The Beach Cemetery
Situated at Hell Spit, south of Ari Burnu, the Beach Cemetery (also known as Hell Spit Cemetery) was used from the 25 April 1915 until near the end of the campaign. The cemetery was very dangerous as it was within range of the Turkish gun called “Beachy Bill”. This gun was credited with causing over a thousand casualties on the beach at Hell Spit. All the crosses and headstones at Beach Cemetery had been riddled with bullets, and some were completely destroyed by shell fire.
After the evacuation, the crosses were used for firewood by the remaining Turks and the cemetery vanished from view. When Pope Benedict XV sent an envoy to check on the cemeteries in 1916, the Turkish War Office remade the Beach Cemetery so that it appeared to be well-tended. They created burial mounds with rock borders, but these mounds did not match the direction of the original graves underneath. In 1919, when the Graves Registration Unit tried to find the graves, this plan of the cemetery helped them locate the general positions and directions of the graves underneath the remade cemetery.
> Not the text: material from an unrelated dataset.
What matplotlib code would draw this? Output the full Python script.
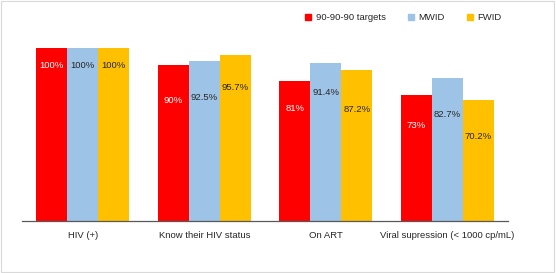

One of the more famous members of the Australian Imperial Force – Private John Simpson Kirkpatrick (“the man with the donkey”) is buried at Beach Cemetery. He served under the name John Simpson and was one of the soldiers at Gallipoli who used donkeys and mules to assist men with leg wounds to reach medical assistance. After he died from a sniper shot, he became an Australian icon for his work.